[PROBLEM TO WORK ON] Take the lines from the top down to and including the one with "const GRID = '#ebebeb';" and repeat them exactly. Omit images.

[MATERIAL PROVIDED]
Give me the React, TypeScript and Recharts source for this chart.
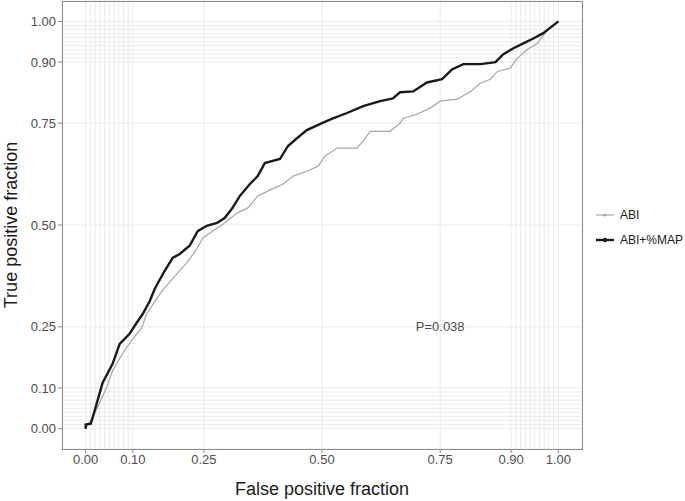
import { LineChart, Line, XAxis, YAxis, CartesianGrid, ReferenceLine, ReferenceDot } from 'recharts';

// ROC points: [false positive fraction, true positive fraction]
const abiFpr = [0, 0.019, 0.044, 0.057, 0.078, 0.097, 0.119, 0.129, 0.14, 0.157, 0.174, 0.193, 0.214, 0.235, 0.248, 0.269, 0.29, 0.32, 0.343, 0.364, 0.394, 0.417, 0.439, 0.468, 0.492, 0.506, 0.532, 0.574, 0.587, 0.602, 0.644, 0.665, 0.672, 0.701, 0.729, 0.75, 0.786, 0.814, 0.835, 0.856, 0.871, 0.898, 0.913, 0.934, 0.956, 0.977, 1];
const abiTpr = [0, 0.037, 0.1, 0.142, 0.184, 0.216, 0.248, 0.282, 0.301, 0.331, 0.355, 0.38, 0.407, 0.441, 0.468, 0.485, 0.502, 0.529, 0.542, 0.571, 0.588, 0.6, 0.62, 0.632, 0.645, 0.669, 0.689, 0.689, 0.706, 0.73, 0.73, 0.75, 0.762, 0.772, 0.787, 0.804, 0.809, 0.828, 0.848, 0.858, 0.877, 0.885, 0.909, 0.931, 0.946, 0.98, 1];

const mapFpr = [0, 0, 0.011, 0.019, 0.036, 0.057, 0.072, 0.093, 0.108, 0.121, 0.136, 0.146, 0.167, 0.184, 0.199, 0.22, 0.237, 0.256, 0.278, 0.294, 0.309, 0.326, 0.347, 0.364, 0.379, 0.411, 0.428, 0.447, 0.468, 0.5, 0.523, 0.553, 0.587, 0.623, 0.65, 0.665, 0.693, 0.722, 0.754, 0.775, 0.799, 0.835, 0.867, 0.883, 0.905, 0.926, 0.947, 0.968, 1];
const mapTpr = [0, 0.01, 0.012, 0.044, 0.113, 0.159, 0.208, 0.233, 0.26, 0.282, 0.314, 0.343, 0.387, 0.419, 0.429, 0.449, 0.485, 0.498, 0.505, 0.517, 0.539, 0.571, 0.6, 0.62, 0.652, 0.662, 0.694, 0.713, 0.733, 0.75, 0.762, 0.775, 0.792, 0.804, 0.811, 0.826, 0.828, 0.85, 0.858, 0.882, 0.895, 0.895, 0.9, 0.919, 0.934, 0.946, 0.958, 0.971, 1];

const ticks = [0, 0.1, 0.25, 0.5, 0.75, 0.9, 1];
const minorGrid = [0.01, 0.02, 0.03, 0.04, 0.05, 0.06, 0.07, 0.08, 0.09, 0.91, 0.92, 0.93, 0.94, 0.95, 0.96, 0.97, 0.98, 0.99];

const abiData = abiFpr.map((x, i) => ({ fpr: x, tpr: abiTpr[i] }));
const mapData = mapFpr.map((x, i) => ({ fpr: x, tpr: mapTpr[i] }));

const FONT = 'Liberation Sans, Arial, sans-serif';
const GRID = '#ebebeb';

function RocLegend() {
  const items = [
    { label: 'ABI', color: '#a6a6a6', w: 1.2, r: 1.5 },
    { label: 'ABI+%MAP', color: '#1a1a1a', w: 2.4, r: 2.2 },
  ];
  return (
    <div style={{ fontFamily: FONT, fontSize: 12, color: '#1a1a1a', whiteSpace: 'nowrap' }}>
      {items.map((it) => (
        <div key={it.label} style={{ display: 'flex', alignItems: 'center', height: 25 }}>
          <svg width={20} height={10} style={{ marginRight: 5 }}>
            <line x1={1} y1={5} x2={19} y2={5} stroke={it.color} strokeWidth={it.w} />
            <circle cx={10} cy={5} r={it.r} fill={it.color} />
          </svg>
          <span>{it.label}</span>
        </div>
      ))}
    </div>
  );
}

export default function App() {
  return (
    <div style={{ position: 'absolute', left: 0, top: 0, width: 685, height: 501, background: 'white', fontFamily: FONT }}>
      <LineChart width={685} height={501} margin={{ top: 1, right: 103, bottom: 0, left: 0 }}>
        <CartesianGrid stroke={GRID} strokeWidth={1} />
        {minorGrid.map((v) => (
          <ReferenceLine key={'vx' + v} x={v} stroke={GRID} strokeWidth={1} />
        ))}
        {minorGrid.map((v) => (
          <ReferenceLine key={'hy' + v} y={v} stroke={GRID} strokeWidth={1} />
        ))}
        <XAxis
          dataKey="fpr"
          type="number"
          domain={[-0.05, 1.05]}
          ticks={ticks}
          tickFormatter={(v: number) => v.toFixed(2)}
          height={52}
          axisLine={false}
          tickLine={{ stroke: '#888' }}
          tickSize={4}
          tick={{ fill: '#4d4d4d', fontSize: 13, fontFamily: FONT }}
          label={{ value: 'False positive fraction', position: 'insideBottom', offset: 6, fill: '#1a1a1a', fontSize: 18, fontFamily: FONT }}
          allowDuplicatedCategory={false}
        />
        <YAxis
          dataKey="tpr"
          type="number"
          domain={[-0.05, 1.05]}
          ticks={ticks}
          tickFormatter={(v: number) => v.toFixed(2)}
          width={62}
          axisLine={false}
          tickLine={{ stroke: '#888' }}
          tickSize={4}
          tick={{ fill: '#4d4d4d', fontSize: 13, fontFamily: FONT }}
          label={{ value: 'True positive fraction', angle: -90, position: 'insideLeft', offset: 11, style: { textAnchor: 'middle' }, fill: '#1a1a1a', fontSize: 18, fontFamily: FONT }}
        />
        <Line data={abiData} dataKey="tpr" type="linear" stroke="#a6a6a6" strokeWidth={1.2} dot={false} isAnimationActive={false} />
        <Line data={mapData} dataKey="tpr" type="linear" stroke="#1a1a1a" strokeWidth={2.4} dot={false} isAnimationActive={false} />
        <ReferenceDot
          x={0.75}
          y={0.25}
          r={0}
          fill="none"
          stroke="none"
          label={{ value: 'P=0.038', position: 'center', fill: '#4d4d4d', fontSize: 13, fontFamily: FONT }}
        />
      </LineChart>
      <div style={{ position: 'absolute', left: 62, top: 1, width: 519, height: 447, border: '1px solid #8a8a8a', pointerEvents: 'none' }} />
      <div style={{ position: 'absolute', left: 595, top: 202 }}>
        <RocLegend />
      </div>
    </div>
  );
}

[RESPONSE FOR THIS EXERCISE]
Give me the React, TypeScript and Recharts source for this chart.
import { LineChart, Line, XAxis, YAxis, CartesianGrid, ReferenceLine, ReferenceDot } from 'recharts';

// ROC points: [false positive fraction, true positive fraction]
const abiFpr = [0, 0.019, 0.044, 0.057, 0.078, 0.097, 0.119, 0.129, 0.14, 0.157, 0.174, 0.193, 0.214, 0.235, 0.248, 0.269, 0.29, 0.32, 0.343, 0.364, 0.394, 0.417, 0.439, 0.468, 0.492, 0.506, 0.532, 0.574, 0.587, 0.602, 0.644, 0.665, 0.672, 0.701, 0.729, 0.75, 0.786, 0.814, 0.835, 0.856, 0.871, 0.898, 0.913, 0.934, 0.956, 0.977, 1];
const abiTpr = [0, 0.037, 0.1, 0.142, 0.184, 0.216, 0.248, 0.282, 0.301, 0.331, 0.355, 0.38, 0.407, 0.441, 0.468, 0.485, 0.502, 0.529, 0.542, 0.571, 0.588, 0.6, 0.62, 0.632, 0.645, 0.669, 0.689, 0.689, 0.706, 0.73, 0.73, 0.75, 0.762, 0.772, 0.787, 0.804, 0.809, 0.828, 0.848, 0.858, 0.877, 0.885, 0.909, 0.931, 0.946, 0.98, 1];

const mapFpr = [0, 0, 0.011, 0.019, 0.036, 0.057, 0.072, 0.093, 0.108, 0.121, 0.136, 0.146, 0.167, 0.184, 0.199, 0.22, 0.237, 0.256, 0.278, 0.294, 0.309, 0.326, 0.347, 0.364, 0.379, 0.411, 0.428, 0.447, 0.468, 0.5, 0.523, 0.553, 0.587, 0.623, 0.65, 0.665, 0.693, 0.722, 0.754, 0.775, 0.799, 0.835, 0.867, 0.883, 0.905, 0.926, 0.947, 0.968, 1];
const mapTpr = [0, 0.01, 0.012, 0.044, 0.113, 0.159, 0.208, 0.233, 0.26, 0.282, 0.314, 0.343, 0.387, 0.419, 0.429, 0.449, 0.485, 0.498, 0.505, 0.517, 0.539, 0.571, 0.6, 0.62, 0.652, 0.662, 0.694, 0.713, 0.733, 0.75, 0.762, 0.775, 0.792, 0.804, 0.811, 0.826, 0.828, 0.85, 0.858, 0.882, 0.895, 0.895, 0.9, 0.919, 0.934, 0.946, 0.958, 0.971, 1];

const ticks = [0, 0.1, 0.25, 0.5, 0.75, 0.9, 1];
const minorGrid = [0.01, 0.02, 0.03, 0.04, 0.05, 0.06, 0.07, 0.08, 0.09, 0.91, 0.92, 0.93, 0.94, 0.95, 0.96, 0.97, 0.98, 0.99];

const abiData = abiFpr.map((x, i) => ({ fpr: x, tpr: abiTpr[i] }));
const mapData = mapFpr.map((x, i) => ({ fpr: x, tpr: mapTpr[i] }));

const FONT = 'Liberation Sans, Arial, sans-serif';
const GRID = '#ebebeb';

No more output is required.